---------- DATA SHOWN
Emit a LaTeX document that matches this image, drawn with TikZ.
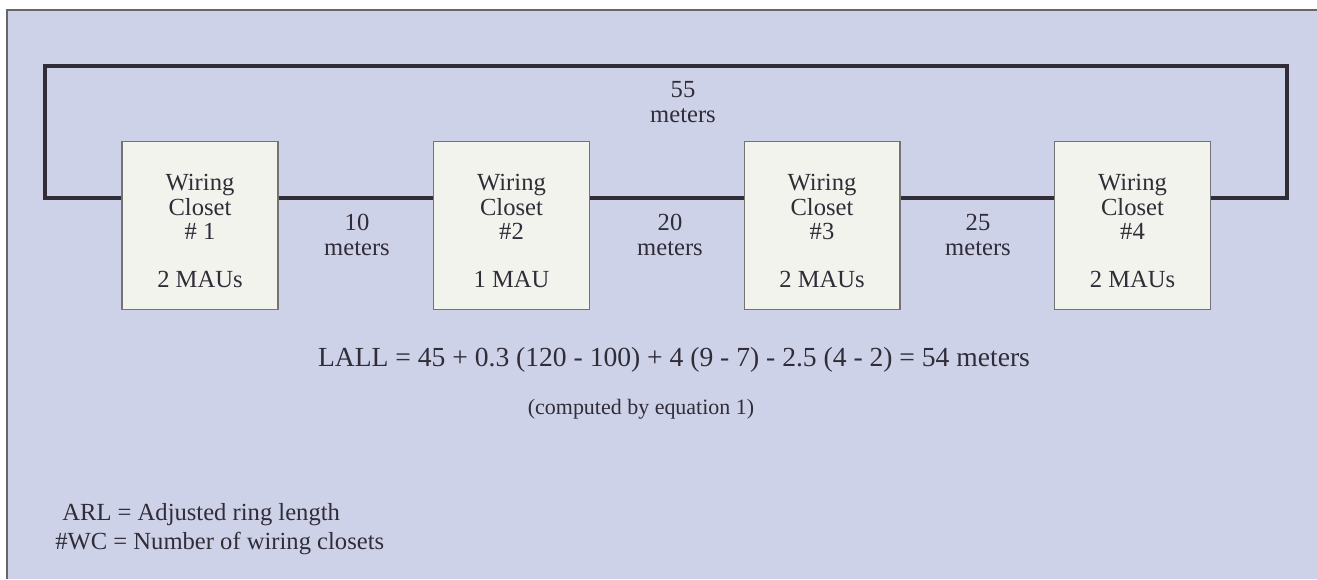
\documentclass[tikz,border=0pt]{standalone}
\usepackage{fontspec}
\setmainfont{Liberation Serif}
\usepackage{xcolor}
\usetikzlibrary{positioning}
\definecolor{panel}{RGB}{206,210,232}
\definecolor{closetfill}{RGB}{243,243,237}
\definecolor{ink}{RGB}{48,44,56}

\begin{document}
\begin{tikzpicture}[x=0.02cm, y=-0.02cm,
  closet/.style={draw=black!55, line width=0.6pt, fill=closetfill, align=center,
                 minimum width=3.12cm, minimum height=3.37cm, inner sep=0pt,
                 font=\fontsize{14}{13.8}\selectfont, text=ink},
  lbl/.style={align=center, font=\fontsize{14}{13.8}\selectfont, text=ink, inner sep=0pt},
  ring/.style={draw=ink, line width=1.8pt, line join=miter}
]
\useasboundingbox (0,0) rectangle (1317,579);
\fill[panel] (7,10) rectangle (1317,579);
\draw[black!60, line width=0.8pt] (7,579) -- (7,10) -- (1317,10);

\coordinate (lvl) at (0,198);
\coordinate (ringTL) at (45,66);
\coordinate (ringTR) at (1287,66);

\node[closet] (wc1) at (200,225.5) {\rule{0pt}{16pt}Wiring\\Closet\\\# 1\\[13.8pt]2 MAUs};
\node[closet] (wc2) at (511.5,225.5) {\rule{0pt}{16pt}Wiring\\Closet\\\#2\\[13.8pt]1 MAU};
\node[closet] (wc3) at (822,225.5) {\rule{0pt}{16pt}Wiring\\Closet\\\#3\\[13.8pt]2 MAUs};
\node[closet] (wc4) at (1132.5,225.5) {\rule{0pt}{16pt}Wiring\\Closet\\\#4\\[13.8pt]2 MAUs};

\draw[ring] (wc1.east |- lvl) -- (wc2.west |- lvl);
\draw[ring] (wc2.east |- lvl) -- (wc3.west |- lvl);
\draw[ring] (wc3.east |- lvl) -- (wc4.west |- lvl);
\draw[ring] (wc1.west |- lvl) -| (ringTL) -- (ringTR) |- (wc4.east |- lvl);

\node[lbl] (d55) at (683,102) {55\\meters};
\node[lbl] (d10) at (357,235) {10\\meters};
\node[lbl] (d20) at (670,235) {20\\meters};
\node[lbl] (d25) at (978,235) {25\\meters};

\node[lbl, font=\fontsize{15.7}{16}\selectfont] (lall) at (674,360) {LALL = 45 + 0.3 (120 - 100) + 4 (9 - 7) - 2.5 (4 - 2) = 54 meters};
\node[lbl, font=\fontsize{12.5}{13.6}\selectfont] (comp) at (641,409) {(computed by equation 1)};
\node[lbl, anchor=west] (arl) at (62,515) {ARL = Adjusted ring length};
\node[lbl, anchor=west] (nwc) at (55,543) {\#WC = Number of wiring closets};
\end{tikzpicture}
\end{document}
--------------------
__WHAT TO DO__: Make an exact copy of all the material, but keep the pictures out of it.

__THE RESPONSE__:
Emit a LaTeX document that matches this image, drawn with TikZ.
\documentclass[tikz,border=0pt]{standalone}
\usepackage{fontspec}
\setmainfont{Liberation Serif}
\usepackage{xcolor}
\usetikzlibrary{positioning}
\definecolor{panel}{RGB}{206,210,232}
\definecolor{closetfill}{RGB}{243,243,237}
\definecolor{ink}{RGB}{48,44,56}

\begin{document}
\begin{tikzpicture}[x=0.02cm, y=-0.02cm,
  closet/.style={draw=black!55, line width=0.6pt, fill=closetfill, align=center,
                 minimum width=3.12cm, minimum height=3.37cm, inner sep=0pt,
                 font=\fontsize{14}{13.8}\selectfont, text=ink},
  lbl/.style={align=center, font=\fontsize{14}{13.8}\selectfont, text=ink, inner sep=0pt},
  ring/.style={draw=ink, line width=1.8pt, line join=miter}
]
\useasboundingbox (0,0) rectangle (1317,579);
\fill[panel] (7,10) rectangle (1317,579);
\draw[black!60, line width=0.8pt] (7,579) -- (7,10) -- (1317,10);

\coordinate (lvl) at (0,198);
\coordinate (ringTL) at (45,66);
\coordinate (ringTR) at (1287,66);

\node[closet] (wc1) at (200,225.5) {\rule{0pt}{16pt}Wiring\\Closet\\\# 1\\[13.8pt]2 MAUs};
\node[closet] (wc2) at (511.5,225.5) {\rule{0pt}{16pt}Wiring\\Closet\\\#2\\[13.8pt]1 MAU};
\node[closet] (wc3) at (822,225.5) {\rule{0pt}{16pt}Wiring\\Closet\\\#3\\[13.8pt]2 MAUs};
\node[closet] (wc4) at (1132.5,225.5) {\rule{0pt}{16pt}Wiring\\Closet\\\#4\\[13.8pt]2 MAUs};

\draw[ring] (wc1.east |- lvl) -- (wc2.west |- lvl);
\draw[ring] (wc2.east |- lvl) -- (wc3.west |- lvl);
\draw[ring] (wc3.east |- lvl) -- (wc4.west |- lvl);
\draw[ring] (wc1.west |- lvl) -| (ringTL) -- (ringTR) |- (wc4.east |- lvl);

\node[lbl] (d55) at (683,102) {55\\meters};
\node[lbl] (d10) at (357,235) {10\\meters};
\node[lbl] (d20) at (670,235) {20\\meters};
\node[lbl] (d25) at (978,235) {25\\meters};

\node[lbl, font=\fontsize{15.7}{16}\selectfont] (lall) at (674,360) {LALL = 45 + 0.3 (120 - 100) + 4 (9 - 7) - 2.5 (4 - 2) = 54 meters};
\node[lbl, font=\fontsize{12.5}{13.6}\selectfont] (comp) at (641,409) {(computed by equation 1)};
\node[lbl, anchor=west] (arl) at (62,515) {ARL = Adjusted ring length};
\node[lbl, anchor=west] (nwc) at (55,543) {\#WC = Number of wiring closets};
\end{tikzpicture}
\end{document}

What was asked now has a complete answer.